* _Brief_: Reproduce all lines of the listing below in which the word "that" occurs.

* _Stored rows_:
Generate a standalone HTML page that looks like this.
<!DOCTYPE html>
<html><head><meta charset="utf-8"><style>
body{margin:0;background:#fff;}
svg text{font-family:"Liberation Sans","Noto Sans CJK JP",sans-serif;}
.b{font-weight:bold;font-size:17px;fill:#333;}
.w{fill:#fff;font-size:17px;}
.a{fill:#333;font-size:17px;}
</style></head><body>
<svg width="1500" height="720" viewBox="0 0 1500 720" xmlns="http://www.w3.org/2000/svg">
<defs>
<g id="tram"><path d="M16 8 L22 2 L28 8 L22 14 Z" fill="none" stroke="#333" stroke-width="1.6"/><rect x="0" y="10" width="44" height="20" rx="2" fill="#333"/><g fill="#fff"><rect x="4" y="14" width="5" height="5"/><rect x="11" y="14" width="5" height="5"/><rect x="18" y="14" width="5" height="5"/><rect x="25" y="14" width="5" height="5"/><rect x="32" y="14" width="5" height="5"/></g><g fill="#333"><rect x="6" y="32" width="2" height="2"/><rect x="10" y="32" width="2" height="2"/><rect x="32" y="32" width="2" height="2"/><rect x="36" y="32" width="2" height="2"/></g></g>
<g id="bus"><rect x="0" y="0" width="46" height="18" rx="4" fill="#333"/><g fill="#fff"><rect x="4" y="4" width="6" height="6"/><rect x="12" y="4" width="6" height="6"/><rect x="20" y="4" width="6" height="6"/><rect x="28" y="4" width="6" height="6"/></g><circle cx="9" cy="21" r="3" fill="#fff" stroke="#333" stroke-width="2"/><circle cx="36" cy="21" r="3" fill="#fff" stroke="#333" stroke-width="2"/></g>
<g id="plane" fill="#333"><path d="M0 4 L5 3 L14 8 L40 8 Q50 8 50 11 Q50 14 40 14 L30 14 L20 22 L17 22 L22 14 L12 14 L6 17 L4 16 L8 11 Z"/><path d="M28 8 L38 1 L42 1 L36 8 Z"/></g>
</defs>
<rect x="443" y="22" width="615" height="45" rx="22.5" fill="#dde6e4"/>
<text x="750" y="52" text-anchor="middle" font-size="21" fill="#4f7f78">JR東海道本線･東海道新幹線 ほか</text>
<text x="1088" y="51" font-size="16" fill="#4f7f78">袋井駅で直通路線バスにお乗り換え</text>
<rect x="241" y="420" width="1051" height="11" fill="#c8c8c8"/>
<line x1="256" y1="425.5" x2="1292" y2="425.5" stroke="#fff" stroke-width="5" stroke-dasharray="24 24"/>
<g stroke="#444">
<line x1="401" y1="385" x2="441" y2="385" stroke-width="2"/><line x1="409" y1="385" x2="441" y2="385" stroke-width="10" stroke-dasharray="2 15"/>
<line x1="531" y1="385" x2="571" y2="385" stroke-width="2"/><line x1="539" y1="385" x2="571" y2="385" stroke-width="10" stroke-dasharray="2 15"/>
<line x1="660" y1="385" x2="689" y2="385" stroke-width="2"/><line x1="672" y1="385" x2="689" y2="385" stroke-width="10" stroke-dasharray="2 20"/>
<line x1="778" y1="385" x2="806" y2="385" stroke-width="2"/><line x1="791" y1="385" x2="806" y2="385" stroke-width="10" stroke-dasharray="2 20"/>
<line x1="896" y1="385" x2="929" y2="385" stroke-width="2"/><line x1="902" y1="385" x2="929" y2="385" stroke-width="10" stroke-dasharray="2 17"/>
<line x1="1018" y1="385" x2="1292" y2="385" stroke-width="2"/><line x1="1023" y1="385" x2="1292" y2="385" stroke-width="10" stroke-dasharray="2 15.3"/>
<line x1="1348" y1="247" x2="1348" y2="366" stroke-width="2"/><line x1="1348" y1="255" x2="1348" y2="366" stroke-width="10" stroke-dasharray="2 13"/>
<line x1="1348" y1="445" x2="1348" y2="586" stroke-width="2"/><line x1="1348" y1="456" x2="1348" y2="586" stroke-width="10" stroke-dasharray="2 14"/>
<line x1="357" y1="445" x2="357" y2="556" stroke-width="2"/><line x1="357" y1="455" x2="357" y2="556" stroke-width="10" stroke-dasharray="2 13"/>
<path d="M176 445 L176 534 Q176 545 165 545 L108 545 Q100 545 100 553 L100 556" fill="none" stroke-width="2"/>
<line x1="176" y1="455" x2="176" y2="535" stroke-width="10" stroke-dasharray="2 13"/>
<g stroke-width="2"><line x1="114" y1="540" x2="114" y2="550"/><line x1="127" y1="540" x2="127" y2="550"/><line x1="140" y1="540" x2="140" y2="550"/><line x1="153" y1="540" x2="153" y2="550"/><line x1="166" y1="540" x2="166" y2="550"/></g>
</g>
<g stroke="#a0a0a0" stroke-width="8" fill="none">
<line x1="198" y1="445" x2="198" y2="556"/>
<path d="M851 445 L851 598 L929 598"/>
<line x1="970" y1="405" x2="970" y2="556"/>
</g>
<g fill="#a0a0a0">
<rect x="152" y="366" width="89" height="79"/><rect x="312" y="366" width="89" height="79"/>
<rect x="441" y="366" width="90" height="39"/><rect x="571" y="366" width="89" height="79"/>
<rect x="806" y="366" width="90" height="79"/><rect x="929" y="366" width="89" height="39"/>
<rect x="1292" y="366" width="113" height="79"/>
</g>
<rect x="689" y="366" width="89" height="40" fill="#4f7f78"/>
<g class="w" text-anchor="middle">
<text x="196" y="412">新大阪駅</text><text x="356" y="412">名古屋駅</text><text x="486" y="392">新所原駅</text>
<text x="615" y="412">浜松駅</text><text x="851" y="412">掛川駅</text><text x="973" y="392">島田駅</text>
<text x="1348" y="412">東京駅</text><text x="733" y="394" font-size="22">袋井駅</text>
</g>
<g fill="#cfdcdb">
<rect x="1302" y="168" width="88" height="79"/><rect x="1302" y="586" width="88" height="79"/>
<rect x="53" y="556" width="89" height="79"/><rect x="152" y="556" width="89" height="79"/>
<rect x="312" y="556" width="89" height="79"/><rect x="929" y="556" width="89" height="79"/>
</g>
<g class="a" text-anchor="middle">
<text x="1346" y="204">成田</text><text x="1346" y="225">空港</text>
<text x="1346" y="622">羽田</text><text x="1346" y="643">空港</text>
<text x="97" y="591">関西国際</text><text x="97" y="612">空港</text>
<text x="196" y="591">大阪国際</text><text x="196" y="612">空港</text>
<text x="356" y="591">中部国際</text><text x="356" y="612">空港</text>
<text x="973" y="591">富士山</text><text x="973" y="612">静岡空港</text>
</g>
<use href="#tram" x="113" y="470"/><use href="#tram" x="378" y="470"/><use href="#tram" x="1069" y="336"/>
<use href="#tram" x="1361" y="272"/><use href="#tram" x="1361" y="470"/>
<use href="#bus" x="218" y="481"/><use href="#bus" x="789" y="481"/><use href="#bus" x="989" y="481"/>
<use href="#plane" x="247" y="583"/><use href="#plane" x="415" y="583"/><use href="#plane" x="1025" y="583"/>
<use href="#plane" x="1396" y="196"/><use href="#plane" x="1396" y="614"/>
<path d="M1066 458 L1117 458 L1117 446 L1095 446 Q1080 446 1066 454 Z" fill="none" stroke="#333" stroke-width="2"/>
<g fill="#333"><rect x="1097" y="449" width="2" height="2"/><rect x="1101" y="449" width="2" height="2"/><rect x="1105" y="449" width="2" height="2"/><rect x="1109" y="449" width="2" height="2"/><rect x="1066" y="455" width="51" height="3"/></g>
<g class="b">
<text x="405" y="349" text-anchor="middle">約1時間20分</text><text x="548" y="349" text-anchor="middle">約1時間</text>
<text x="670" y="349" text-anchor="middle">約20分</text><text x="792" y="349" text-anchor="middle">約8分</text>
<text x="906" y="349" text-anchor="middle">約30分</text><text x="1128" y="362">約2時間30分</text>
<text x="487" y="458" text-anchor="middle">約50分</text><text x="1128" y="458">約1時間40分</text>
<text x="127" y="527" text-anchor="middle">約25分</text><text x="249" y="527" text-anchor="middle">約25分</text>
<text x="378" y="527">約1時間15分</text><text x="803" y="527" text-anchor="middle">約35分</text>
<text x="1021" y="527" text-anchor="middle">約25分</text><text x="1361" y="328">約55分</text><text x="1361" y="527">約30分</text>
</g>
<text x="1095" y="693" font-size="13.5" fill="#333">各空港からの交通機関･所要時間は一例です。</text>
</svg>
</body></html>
...
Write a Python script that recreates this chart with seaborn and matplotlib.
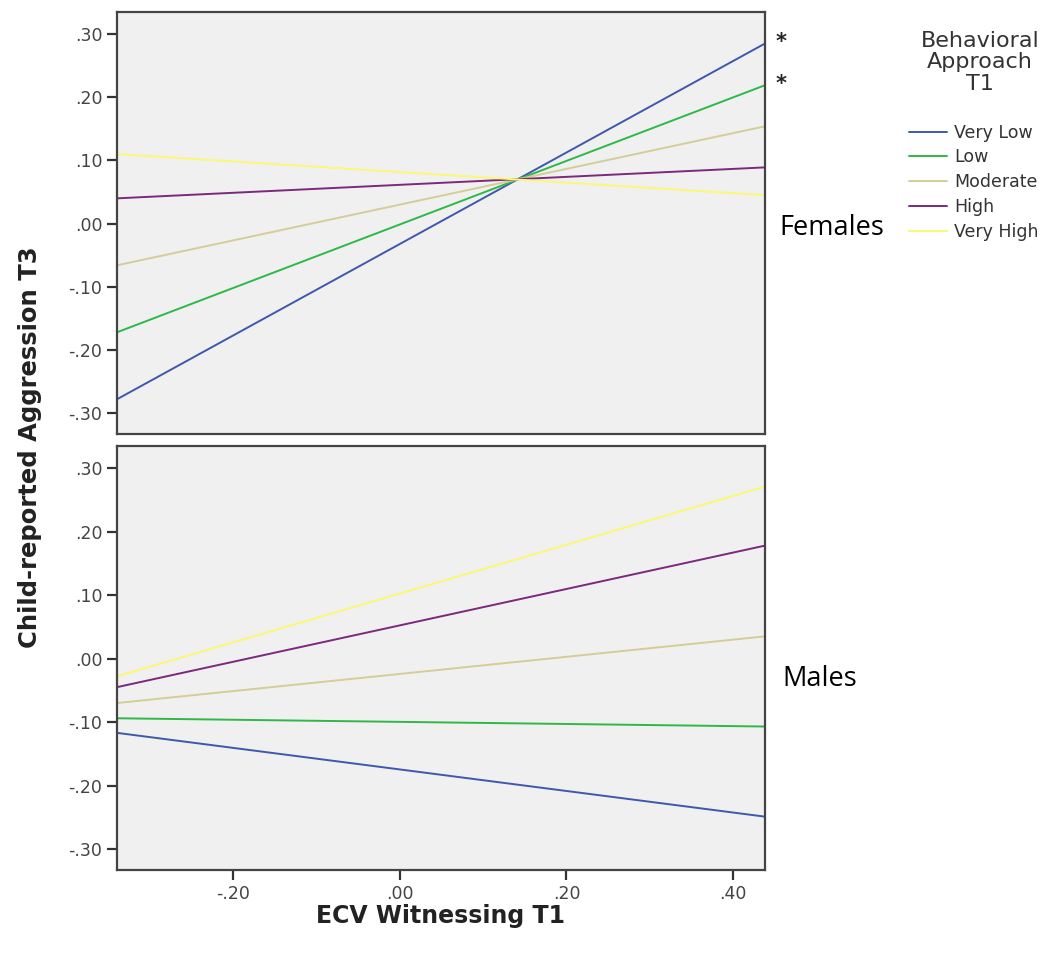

* _Response to the exercise_:
Generate a standalone HTML page that looks like this.
Write a Python script that recreates this chart with seaborn and matplotlib.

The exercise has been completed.